Толстой пишет это в марте 1873 года, между тем тремя годами раньше Софья Андреевна заносит в свою тетрадь слова мужа о том, что «ему представился тип женщины, замужней, из высшего общества, но потерявшей себя».

В эти три года Толстой составляет «Азбуку», обдумывает роман о Петре, но вряд ли позабыт замысел истории о женщине, «потерявшей себя», тем более, что, согласно той же записи Софьи Андреевны, «как только ему представился этот тип, так все лица и мужские типы, представлявшиеся прежде, нашли себе место и сгруппировались вокруг этой женщины. «Теперь мне все выяснилось», – говорил он. Но, видимо, еще не «выяснилось», что нужно полностью отдаться замыслу. Чтение Пушкина резко возвращает Толстого к роману о женщине из высшего света, разрешает все его сомнения. И вместе с этим вдруг все завязалось…

В книге «В чем моя вера?» (1884 год) Толстой рассказывает о своей работе над религиозно-философскими сочинениями: «…Я методически, шаг за шагом стараюсь разобрать все то, что скрывает от людей истину, и стих за стихом вновь перевожу, сличаю и соединяю четыре Евангелия. Работа эта продолжается уже шестой год… Такова моя продолжительная внешняя работа над богословием, Евангелиями. Но внутренняя работа моя, та, про которую я хочу рассказать здесь, была не такая. Это не было методическое исследование богословия и текстов Евангелий, – это было мгновенное устранение всего того, что скрывало смысл учения, и мгновенное озарение светом истины».

Так в финале «Воскресения» читает Евангелие герой романа Дмитрий Нехлюдов.
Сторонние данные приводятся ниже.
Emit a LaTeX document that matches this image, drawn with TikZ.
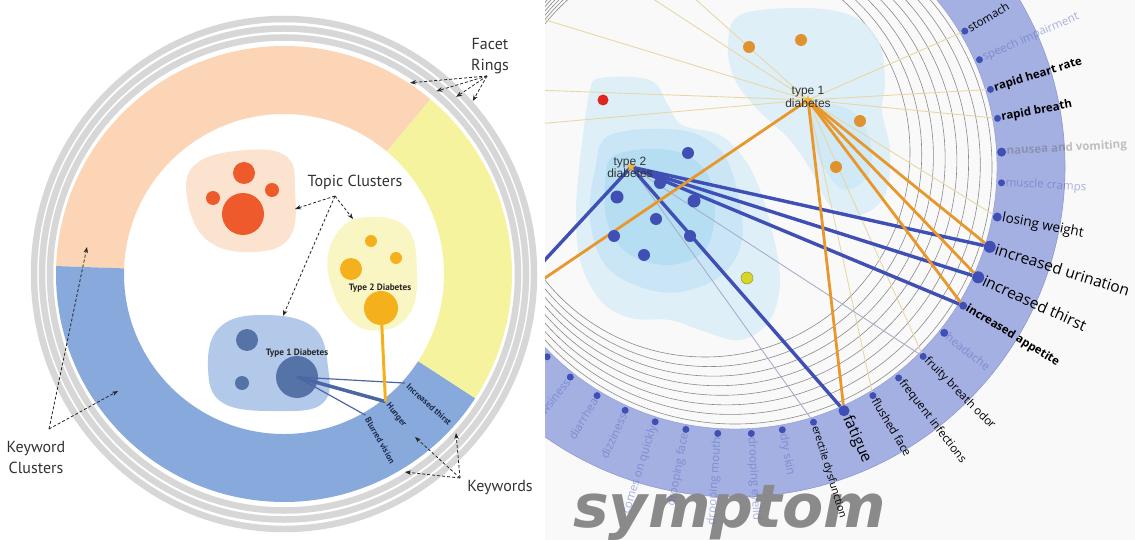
\documentclass[tikz,border=0pt]{standalone}
\usepackage{fontspec}
\setmainfont{PT Sans}
\newfontfamily\labfont{Open Sans}
\newfontfamily\arialfont{Liberation Sans}
\newfontfamily\symfont{DejaVu Sans}
\usetikzlibrary{arrows.meta,calc,shapes.geometric}
\definecolor{peachband}{HTML}{FBD5B5}
\definecolor{yellowband}{HTML}{F6F39F}
\definecolor{blueband}{HTML}{87A9DB}
\definecolor{ringgray}{HTML}{D7D7D7}
\definecolor{peachblob}{HTML}{FCE3CF}
\definecolor{reddot}{HTML}{EE5A2C}
\definecolor{yellowblob}{HTML}{FAF6C3}
\definecolor{ydot}{HTML}{F5B11B}
\definecolor{blueblob}{HTML}{B3C9EA}
\definecolor{bdotL}{HTML}{5573A7}
\definecolor{kwtext}{HTML}{1E2B4A}
\definecolor{linkblue}{HTML}{4A67A3}
\definecolor{annot}{HTML}{333333}
\definecolor{rbg}{HTML}{F9F9F9}
\definecolor{bandblue}{HTML}{A4AFE2}
\definecolor{bandedge}{HTML}{8E99CF}
\definecolor{ringline}{HTML}{8A8A8A}
\definecolor{blobA}{HTML}{DCEEF8}
\definecolor{blobB}{HTML}{C8E6F6}
\definecolor{blobC}{HTML}{B0DCF3}
\definecolor{orangeline}{HTML}{E8972B}
\definecolor{linkdark}{HTML}{3F4FB3}
\definecolor{tanline}{HTML}{E8D7A6}
\definecolor{grayline}{HTML}{A9AFCB}
\definecolor{odot}{HTML}{E0922E}
\definecolor{rdot}{HTML}{E0241F}
\definecolor{ydotB}{HTML}{D6D62A}
\definecolor{starorange}{HTML}{F4B43A}
\definecolor{labfade}{HTML}{5A6ABF}
\definecolor{symgray}{HTML}{8A8A8A}
\tikzset{
  dotnode/.style={circle,inner sep=0pt,draw=none},
  annotext/.style={font=\fontsize{16}{21}\selectfont,text=annot,align=center,inner sep=0pt},
  annarrow/.style={densely dashed,line width=0.8pt,draw=black!85,-{Stealth[length=6pt,width=4.5pt]}},
  kwlab/.style={font=\bfseries\fontsize{8.6}{9}\selectfont,text=kwtext,inner sep=0.5pt},
  typelab/.style={font=\bfseries\fontsize{9.2}{10}\selectfont,text=black!85,inner sep=0pt},
  bdot/.style={circle,inner sep=0pt,fill=linkdark},
  lreg/.style={font=\labfont\fontsize{11.5}{12}\selectfont,text=black,inner sep=0pt},
  lsmall/.style={font=\labfont\fontsize{10.5}{11}\selectfont,text=black,inner sep=0pt},
  lbold/.style={font=\labfont\bfseries\fontsize{11.5}{12}\selectfont,text=black,inner sep=0pt},
  lmid/.style={font=\labfont\fontsize{13.5}{14}\selectfont,text=black,inner sep=0pt},
  lbig/.style={font=\labfont\fontsize{15.5}{16}\selectfont,text=black,inner sep=0pt},
  lfade/.style={font=\labfont\fontsize{11.5}{12}\selectfont,text=labfade,text opacity=0.5,inner sep=0pt},
  lfadebold/.style={font=\labfont\bfseries\fontsize{11.5}{12}\selectfont,text=black!60,text opacity=0.4,inner sep=0pt},
  tlab/.style={font=\arialfont\fontsize{12}{10.5}\selectfont,text=black!80,align=center,inner sep=0pt},
  thickblue/.style={draw=linkdark,line width=3.4pt},
  thickorange/.style={draw=orangeline,line width=2.8pt},
  thintan/.style={draw=tanline,line width=0.9pt},
  thingray/.style={draw=grayline,line width=0.9pt},
}
\begin{document}
\begin{tikzpicture}[x=1pt,y=-1pt]
\useasboundingbox (0,0) rectangle (1135,540);
\clip (0,0) rectangle (1135,540);
\fill[white] (0,0) rectangle (545,540);

% ================= LEFT PANEL =================
\coordinate (O) at (284,274);
% facet gray rings
\foreach \rx/\ry in {234/236.5,242/245.5,250/255}
  \draw[ringgray,line width=6.5pt] (O) ellipse[x radius=\rx pt,y radius=\ry pt];
% keyword cluster band
\fill[peachband] ($(O)+(50:228pt)$) arc[start angle=50,end angle=178,radius=228pt]
  -- ($(O)+(178:160pt)$) arc[start angle=178,end angle=50,radius=160pt] -- cycle;
\fill[blueband] ($(O)+(178:228pt)$) arc[start angle=178,end angle=327,radius=228pt]
  -- ($(O)+(327:160pt)$) arc[start angle=327,end angle=178,radius=160pt] -- cycle;
\fill[yellowband] ($(O)+(327:228pt)$) arc[start angle=327,end angle=410,radius=228pt]
  -- ($(O)+(410:160pt)$) arc[start angle=410,end angle=327,radius=160pt] -- cycle;

% topic cluster blobs
\fill[peachblob] plot[smooth cycle,tension=0.7] coordinates {(197,163) (247,150) (287,157) (295,190) (290,237) (253,252) (207,240) (187,197)};
\fill[yellowblob] plot[smooth cycle,tension=0.7] coordinates {(367,217) (407,228) (417,273) (410,313) (383,330) (350,320) (328,273) (337,233)};
\fill[blueblob] plot[smooth cycle,tension=0.7] coordinates {(220,327) (263,315) (313,327) (328,367) (323,403) (280,411) (223,403) (208,367)};

% keyword endpoints
\coordinate (kw1) at ($(O)+(-42:163pt)$);
\coordinate (kw2) at ($(O)+(-51.5:163pt)$);
\coordinate (kw3) at ($(O)+(-60:163pt)$);

% dots
\node[dotnode,fill=reddot,minimum size=42pt] (rbig) at (243,214) {};
\node[dotnode,fill=reddot,minimum size=22pt] (rtop) at (244,173) {};
\node[dotnode,fill=reddot,minimum size=14pt] (rleft) at (213,198) {};
\node[dotnode,fill=reddot,minimum size=14pt] (rright) at (272,190) {};
\node[dotnode,fill=ydot,minimum size=12pt] (y1) at (371,241) {};
\node[dotnode,fill=ydot,minimum size=12pt] (y2) at (396,258) {};
\node[dotnode,fill=ydot,minimum size=22pt] (y3) at (351,269) {};
\node[dotnode,fill=ydot,minimum size=34pt] (ybig) at (381,308) {};
\node[dotnode,fill=bdotL,minimum size=22pt] (b1) at (247,340) {};
\node[dotnode,fill=bdotL,minimum size=14pt] (b2) at (242,383) {};
\node[dotnode,fill=bdotL,minimum size=42pt] (bbig) at (297,377) {};

% links
\draw[linkblue,line width=1.2pt] (bbig.center) -- (kw1);
\draw[linkblue,line width=1.2pt] (bbig.center) -- (kw3);
\draw[linkblue,line width=3.5pt] (bbig.center) -- (kw2);
\draw[ydot,line width=3pt] (ybig.center) -- (kw2);

\node[typelab] (t2name) at (380,288) {Type 2 Diabetes};
\node[typelab] (t1name) at (297,353) {Type 1 Diabetes};

% keyword labels
\node[kwlab,rotate=-42,anchor=west] (kl1) at ($(O)+(-42:166pt)$) {Increased thirst};
\node[kwlab,rotate=-51.5,anchor=west] (kl2) at ($(O)+(-51.5:166pt)$) {Hunger};
\node[kwlab,rotate=-60,anchor=west] (kl3) at ($(O)+(-60:166pt)$) {Blurred vision};

% annotations
\node[annotext] (facet) at (490,56) {Facet\\Rings};
\node[annotext] (topic) at (355,182) {Topic Clusters};
\node[annotext] (kwclus) at (36,457) {Keyword\\Clusters};
\node[annotext] (kwords) at (500,488) {Keywords};

\coordinate (fo) at (487,76);
\draw[annarrow] (fo) -- ($(O)+(56.6:229pt)$);
\draw[annarrow] (fo) -- ($(O)+(50.2:238pt)$);
\draw[annarrow] (fo) -- ($(O)+(45.8:247pt)$);
\draw[annarrow] (fo) -- ($(O)+(42.5:256pt)$);
\coordinate (to) at (335,196);
\draw[annarrow] (to) -- (295,209);
\draw[annarrow] (to) -- (353,219);
\draw[annarrow] (to) -- (283,316);
\coordinate (ko) at (49,429);
\draw[annarrow] (ko) -- (87,247);
\draw[annarrow] (ko) -- (118,391);
\coordinate (wo) at (460,478);
\draw[annarrow] (wo) -- (405,472);
\draw[annarrow] (wo) -- (415,437);
\draw[annarrow] (wo) -- (456,433);

% ================= RIGHT PANEL =================
\begin{scope}
\clip (545,0) rectangle (1135,540);
\fill[rbg] (545,0) rectangle (1135,540);
\coordinate (C) at (735,167);
% symptom band
\fill[bandblue,even odd rule] (C) circle[radius=330pt] (C) circle[radius=262pt];
\draw[bandedge,line width=0.6pt] (C) circle[radius=330pt];
\draw[bandedge,line width=0.4pt] (C) circle[radius=262pt];
% inner rings
\foreach \i in {0,...,7}{
  \pgfmathsetmacro\cx{705+4.2857*\i}
  \pgfmathsetmacro\cy{152+2.1429*\i}
  \pgfmathsetmacro\rr{205+7.43*\i}
  \draw[ringline,line width=0.6pt] (\cx,\cy) circle[radius=\rr pt];
}
% clusters
\fill[blobA,opacity=0.9] plot[smooth cycle,tension=0.6] coordinates {(740,15) (800,8) (850,15) (878,40) (885,80) (882,112) (890,150) (885,195) (860,215) (830,205) (812,172) (790,140) (760,112) (735,80) (728,45)};
\fill[blobB,opacity=0.6] plot[smooth cycle,tension=0.6] coordinates {(815,105) (850,110) (870,140) (868,175) (845,190) (825,170) (812,135)};
\fill[blobA,opacity=0.9] plot[smooth cycle,tension=0.6] coordinates {(600,78) (650,80) (668,105) (682,125) (720,135) (745,160) (760,190) (772,230) (780,280) (770,320) (740,340) (700,330) (670,320) (630,318) (600,300) (580,260) (576,210) (580,160) (585,120) (590,90)};
\fill[blobB,opacity=0.9] plot[smooth cycle,tension=0.6] coordinates {(610,135) (680,130) (720,150) (737,190) (742,240) (722,275) (680,292) (640,287) (605,265) (590,220) (595,170)};
\fill[blobC,opacity=0.8] plot[smooth cycle,tension=0.6] coordinates {(615,155) (670,150) (705,170) (715,210) (705,250) (670,265) (630,255) (608,225) (605,185)};

% band dots
\foreach \n/\a/\d in {1/30.6/7,2/23.7/7,3/16.9/7,4/10.5/7,5/3.2/9,6/-3.4/7,7/-10.8/9,8/-17.4/12,9/-24.4/12,10/-31.3/8,11/-38.4/8,12/-45.2/7,13/-52.2/7,14/-58.9/7,15/-65.9/11,16/-72.9/7,17/-79.8/7,18/-86.5/7,19/-93.7/7,20/-100.6/7,21/-107.4/7,22/-114.3/7,23/-121.1/7,24/-128.1/7,25/-134.7/7}{
  \node[bdot,minimum size=\d pt] (d\n) at ($(C)+(\a:267pt)$) {};
}

% thin links
\coordinate (t1) at (808,100);
\coordinate (t2) at (631,167);
\coordinate (f1) at (480,0);
\coordinate (f2) at (480,88);
\coordinate (f3) at (480,129);
\coordinate (f4) at (624,-20);
\coordinate (f5) at (674,-20);
\coordinate (f6) at (480,330);
\coordinate (f7) at (480,322);
\foreach \e in {f1,f2,f3,f4,f5,d1,d3,d4,d7,d14,d12}
  \draw[thintan] (t1) -- (\e);
\draw[thingray] (t2) -- (d16);
\draw[thingray] (t2) -- (d12);

% thick links
\foreach \e in {d8,d9,d10,d15,f6}
  \draw[thickblue] (t2) -- (\e);
\foreach \e in {d8,d9,d10,d15,f7}
  \draw[thickorange] (t1) -- (\e);

% cluster dots
\node[dotnode,fill=odot,minimum size=12pt] (o1) at (749,47) {};
\node[dotnode,fill=odot,minimum size=12pt] (o2) at (801,40) {};
\node[dotnode,fill=odot,minimum size=12pt] (o3) at (860,121) {};
\node[dotnode,fill=odot,minimum size=12pt] (o4) at (836,167) {};
\node[dotnode,fill=rdot,minimum size=11pt] (r1) at (603,100) {};
\node[dotnode,fill=linkdark,minimum size=12pt] (u1) at (688,153) {};
\node[dotnode,fill=linkdark,minimum size=12pt] (u2) at (660,183) {};
\node[dotnode,fill=linkdark,minimum size=13pt] (u3) at (617,197) {};
\node[dotnode,fill=linkdark,minimum size=13pt] (u4) at (694,201) {};
\node[dotnode,fill=linkdark,minimum size=12pt] (u5) at (656,219) {};
\node[dotnode,fill=linkdark,minimum size=12pt] (u6) at (614,236) {};
\node[dotnode,fill=linkdark,minimum size=12pt] (u7) at (690,236) {};
\node[dotnode,fill=linkdark,minimum size=12pt] (u8) at (644,255) {};
\node[dotnode,fill=ydotB,draw=ydotB!70!black,line width=0.5pt,minimum size=12pt] (yy) at (747,278) {};

% topic stars and labels
\node[star,star points=5,star point ratio=2.2,fill=starorange,minimum size=10pt,inner sep=0pt] (s1) at (t1) {};
\node[star,star points=5,star point ratio=2.2,fill=starorange,minimum size=10pt,inner sep=0pt] (s2) at (t2) {};
\node[tlab] (t1lab) at (808,97) {type 1\\diabetes};
\node[tlab] (t2lab) at (630,167) {type 2\\diabetes};

% big title
\node[anchor=base west,inner sep=0pt,font=\symfont\bfseries\itshape\fontsize{60}{60}\selectfont,text=symgray] (sym) at (573,527) {symptom};

% band labels
\foreach \n/\a/\r/\st/\t in {
  1/30.6/271/lreg/stomach,
  2/23.7/271/lfade/speech impairment,
  3/16.9/271/lbold/rapid heart rate,
  4/10.5/271/lbold/rapid breath,
  5/3.2/272/lfadebold/nausea and vomiting,
  6/-3.4/271/lfade/muscle cramps,
  7/-10.8/272/lmid/losing weight,
  8/-17.4/273/lbig/increased urination,
  9/-24.4/273/lbig/increased thirst,
  10/-31.3/271/lbold/increased appetite,
  11/-38.4/271/lfade/headache,
  12/-45.2/271/lreg/fruity breath odor,
  13/-52.2/271/lreg/frequent infections,
  14/-58.9/271/lreg/flushed face,
  15/-65.9/273/lbig/fatigue,
  16/-72.9/271/lsmall/erectile dysfunction,
  17/-79.8/271/lfade/dry skin,
  18/-86.5/271/lfade/drooping eyelid}{
  \node[\st,rotate=\a,anchor=west] (l\n) at ($(C)+(\a:\r pt)$) {\t};
}
\foreach \n/\a/\t in {19/-93.7/drooping mouth,20/-100.6/drooping face,21/-107.4/comes on quickly,22/-114.3/dizziness,23/-121.1/diarrhea,24/-128.1/drowsiness,25/-134.7/dry mouth}{
  \pgfmathsetmacro\b{\a+180}
  \node[lfade,rotate=\b,anchor=east] (l\n) at ($(C)+(\a:271pt)$) {\t};
}
\end{scope}
\end{tikzpicture}
\end{document}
«– Да неужели только это? – вдруг вслух воскликнул Нехлюдов… Он… в первый раз, читая, понимал во всем значении слова, много раз читанные и незамеченные».

В первый раз

Однажды в разговоре он признается: «Когда я писал “Детство”, то мне казалось, что до меня никто еще так не почувствовал и не изобразил всю прелесть и поэзию детства». Каждое слово он пишет с чувством, что слово это пишется изначально, что никто до него не писал такого. Да так оно, конечно, и было. Как ни мечтал он порой, подобно своему Пьеру Безухову, скинуть с себя бремя «внешнего» особого человека, всем существом войти в «общую жизнь», ему определена иная судьба. Именно эта – открывать в первый раз.

Многое, о чем он думает и пишет, уже тысячелетия тревожит человечество, но могущество личности и гений художника оборачивают, заставляют других ощущать тысячелетнее первозданным. Читая Толстого, вслушиваясь в его суждения, чувствуем, как сила и ясность его духа, чистота взгляда, исключительность художественной новизны и в нас, как в нем самом, как в его героях, освежают, перетряхивают все духовное существо, снимают с глаз пелену предрассудков, заставляют взглянуть на мир в себе и мир вокруг с ощущением этого первого раза.

Взгляд его глубоко запрятанных серых глаз, которые, кажется, видят человека насквозь, и взгляд-суждение его, о чем бы он ни задумывался, о чем бы ни вел разговор, – поразительно свободен, не заслонен существовавшими до него чужими мнениями, впечатлениями, оценками. Оттого мир вокруг, все, что он видит в нем, является ему новым, неожиданным, необычным.

Целое и невредимое

В 1873 году он заносит в дневник: «Я смолоду стал преждевременно анализировать все и немилосердно разрушать. Я часто боялся, думал – у меня не останется ничего целого; но вот я стареюсь, а у меня целого и невредимого много, больше, чем у других людей… У моих сверстников, веривших во все, когда я все разрушал, нет и 1/100 того».

В том-то и дело, что анализирует он и разрушает не уничтожения ради – ради созидания.